**** RECORDED INFORMATION ****

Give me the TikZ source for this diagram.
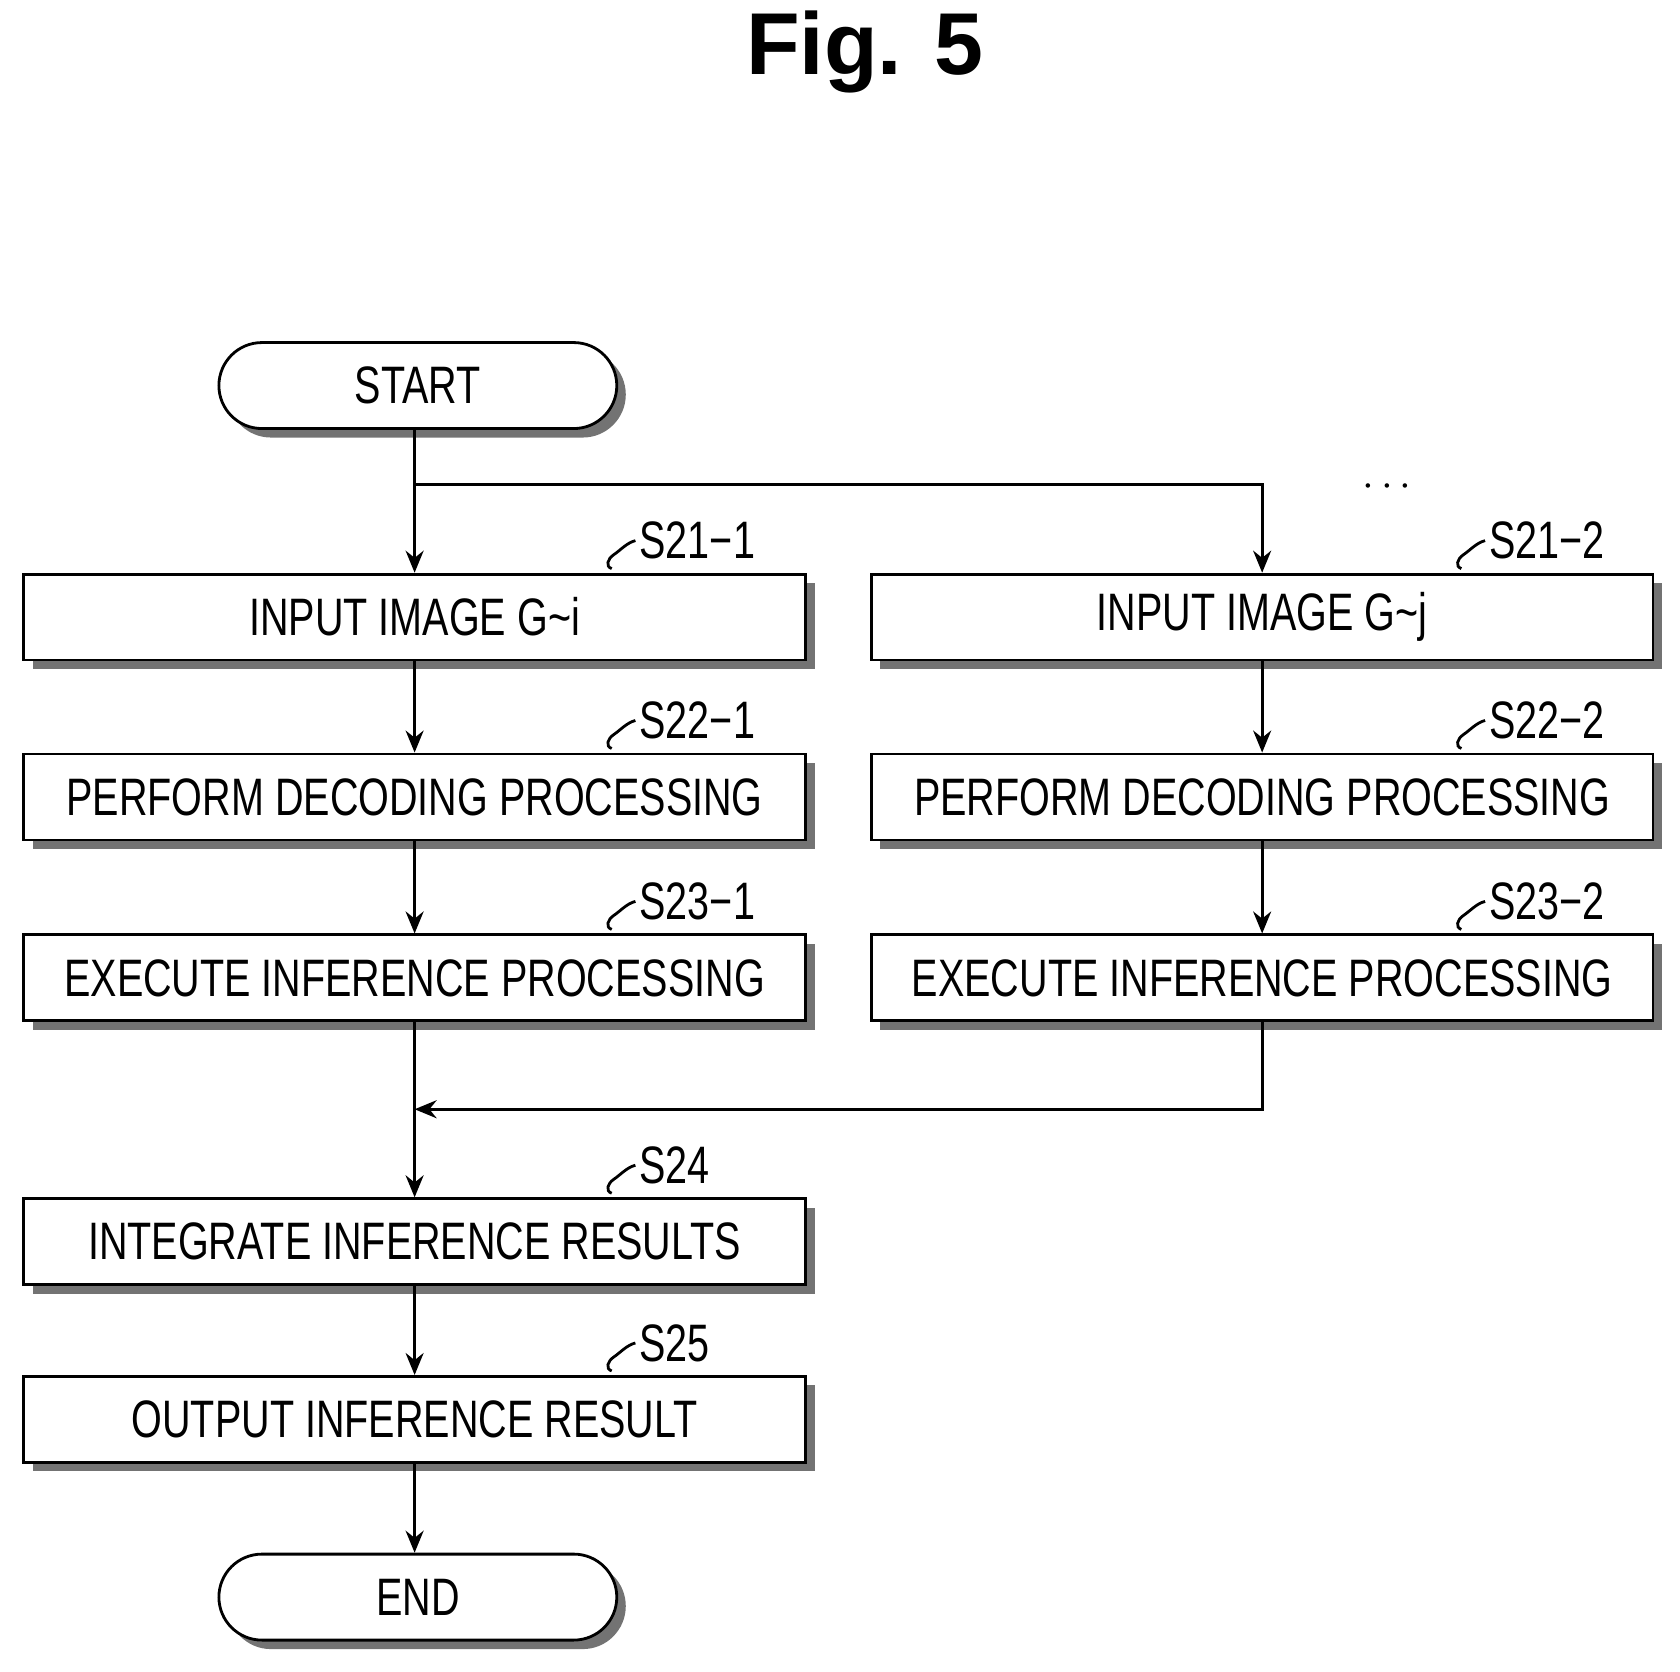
\documentclass[tikz,border=0pt]{standalone}
\usepackage{fontspec}
\setmainfont{Liberation Sans}
\newfontfamily\condfont[FakeStretch=0.75]{Liberation Sans}
\usetikzlibrary{arrows.meta,shapes.misc,shadows}

\tikzset{
  shade box/.style={drop shadow={shadow xshift=0.09cm,shadow yshift=-0.09cm,fill=black!55,opacity=1}},
  procbox/.style={draw,thick,fill=white,shade box,minimum width=7.82cm,minimum height=0.86cm,
    inner sep=0pt,font=\condfont\fontsize{15}{15}\selectfont},
  term/.style={procbox,rounded rectangle,minimum width=3.98cm},
  flow/.style={thick,-{Stealth[length=0.22cm,width=0.18cm]}},
  tag/.style={font=\condfont\fontsize{15}{15}\selectfont,anchor=west,inner sep=1pt}
}
% squiggle leader + step number
\newcommand{\steptag}[3]{%
  \draw[thick] (#1) .. controls +(-6,-2) and +(-6,4) .. ++(2,-13)
    .. controls +(6,-4) and +(-8,2) .. ++(20,-13) coordinate (#2);
  \node[tag] at (#2) {#3};}

\begin{document}
\begin{tikzpicture}[x=0.01077cm,y=-0.01077cm]
  \useasboundingbox (0,0) rectangle (1560,1552);

  % title
  \node[font=\bfseries\fontsize{25}{25}\selectfont] (title) at (803,48) {Fig. 5};

  % terminals
  \node[term] (start) at (388,358) {START};
  \node[term] (end) at (388,1483) {END};

  % left branch
  \node[procbox] (s211) at (385,573) {INPUT IMAGE G\textasciitilde i};
  \node[procbox] (s221) at (385,740) {PERFORM DECODING PROCESSING};
  \node[procbox] (s231) at (385,908) {EXECUTE INFERENCE PROCESSING};

  % right branch
  \node[procbox] (s212) at (1172,573) {INPUT IMAGE G\textasciitilde j};
  \node[procbox] (s222) at (1172,740) {PERFORM DECODING PROCESSING};
  \node[procbox] (s232) at (1172,908) {EXECUTE INFERENCE PROCESSING};

  % merged steps
  \node[procbox] (s24) at (385,1153) {INTEGRATE INFERENCE RESULTS};
  \node[procbox] (s25) at (385,1318) {OUTPUT INFERENCE RESULT};

  \node (dots) at (1288,452) {\fontsize{12}{12}\selectfont$\cdots$};

  % step numbers
  \coordinate (a1) at (568,528); \steptag{a1}{b1}{S21−1}
  \coordinate (a2) at (1357,528); \steptag{a2}{b2}{S21−2}
  \coordinate (a3) at (568,695); \steptag{a3}{b3}{S22−1}
  \coordinate (a4) at (1357,695); \steptag{a4}{b4}{S22−2}
  \coordinate (a5) at (568,863); \steptag{a5}{b5}{S23−1}
  \coordinate (a6) at (1357,863); \steptag{a6}{b6}{S23−2}
  \coordinate (a7) at (568,1108); \steptag{a7}{b7}{S24}
  \coordinate (a8) at (568,1273); \steptag{a8}{b8}{S25}

  % connectors
  \coordinate (fork) at (385,450);
  \coordinate (join) at (385,1030);
  \draw[flow] (start.south -| s211) -- (s211);
  \draw[flow] (fork) -| (s212);
  \draw[flow] (s211) -- (s221);
  \draw[flow] (s221) -- (s231);
  \draw[flow] (s212) -- (s222);
  \draw[flow] (s222) -- (s232);
  \draw[flow] (s231) -- (s24);
  \draw[flow] (s232) |- (join);
  \draw[flow] (s24) -- (s25);
  \draw[flow] (s25) -- (end.north -| s25);
\end{tikzpicture}
\end{document}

****

§ **EXERCISE TASK**
Transcribe the listing above verbatim. Omit the pictures.

§ **COMPLETE ANSWER**
Give me the TikZ source for this diagram.
\documentclass[tikz,border=0pt]{standalone}
\usepackage{fontspec}
\setmainfont{Liberation Sans}
\newfontfamily\condfont[FakeStretch=0.75]{Liberation Sans}
\usetikzlibrary{arrows.meta,shapes.misc,shadows}

\tikzset{
  shade box/.style={drop shadow={shadow xshift=0.09cm,shadow yshift=-0.09cm,fill=black!55,opacity=1}},
  procbox/.style={draw,thick,fill=white,shade box,minimum width=7.82cm,minimum height=0.86cm,
    inner sep=0pt,font=\condfont\fontsize{15}{15}\selectfont},
  term/.style={procbox,rounded rectangle,minimum width=3.98cm},
  flow/.style={thick,-{Stealth[length=0.22cm,width=0.18cm]}},
  tag/.style={font=\condfont\fontsize{15}{15}\selectfont,anchor=west,inner sep=1pt}
}
% squiggle leader + step number
\newcommand{\steptag}[3]{%
  \draw[thick] (#1) .. controls +(-6,-2) and +(-6,4) .. ++(2,-13)
    .. controls +(6,-4) and +(-8,2) .. ++(20,-13) coordinate (#2);
  \node[tag] at (#2) {#3};}

\begin{document}
\begin{tikzpicture}[x=0.01077cm,y=-0.01077cm]
  \useasboundingbox (0,0) rectangle (1560,1552);

  % title
  \node[font=\bfseries\fontsize{25}{25}\selectfont] (title) at (803,48) {Fig. 5};

  % terminals
  \node[term] (start) at (388,358) {START};
  \node[term] (end) at (388,1483) {END};

  % left branch
  \node[procbox] (s211) at (385,573) {INPUT IMAGE G\textasciitilde i};
  \node[procbox] (s221) at (385,740) {PERFORM DECODING PROCESSING};
  \node[procbox] (s231) at (385,908) {EXECUTE INFERENCE PROCESSING};

  % right branch
  \node[procbox] (s212) at (1172,573) {INPUT IMAGE G\textasciitilde j};
  \node[procbox] (s222) at (1172,740) {PERFORM DECODING PROCESSING};
  \node[procbox] (s232) at (1172,908) {EXECUTE INFERENCE PROCESSING};

  % merged steps
  \node[procbox] (s24) at (385,1153) {INTEGRATE INFERENCE RESULTS};
  \node[procbox] (s25) at (385,1318) {OUTPUT INFERENCE RESULT};

  \node (dots) at (1288,452) {\fontsize{12}{12}\selectfont$\cdots$};

  % step numbers
  \coordinate (a1) at (568,528); \steptag{a1}{b1}{S21−1}
  \coordinate (a2) at (1357,528); \steptag{a2}{b2}{S21−2}
  \coordinate (a3) at (568,695); \steptag{a3}{b3}{S22−1}
  \coordinate (a4) at (1357,695); \steptag{a4}{b4}{S22−2}
  \coordinate (a5) at (568,863); \steptag{a5}{b5}{S23−1}
  \coordinate (a6) at (1357,863); \steptag{a6}{b6}{S23−2}
  \coordinate (a7) at (568,1108); \steptag{a7}{b7}{S24}
  \coordinate (a8) at (568,1273); \steptag{a8}{b8}{S25}

  % connectors
  \coordinate (fork) at (385,450);
  \coordinate (join) at (385,1030);
  \draw[flow] (start.south -| s211) -- (s211);
  \draw[flow] (fork) -| (s212);
  \draw[flow] (s211) -- (s221);
  \draw[flow] (s221) -- (s231);
  \draw[flow] (s212) -- (s222);
  \draw[flow] (s222) -- (s232);
  \draw[flow] (s231) -- (s24);
  \draw[flow] (s232) |- (join);
  \draw[flow] (s24) -- (s25);
  \draw[flow] (s25) -- (end.north -| s25);
\end{tikzpicture}
\end{document}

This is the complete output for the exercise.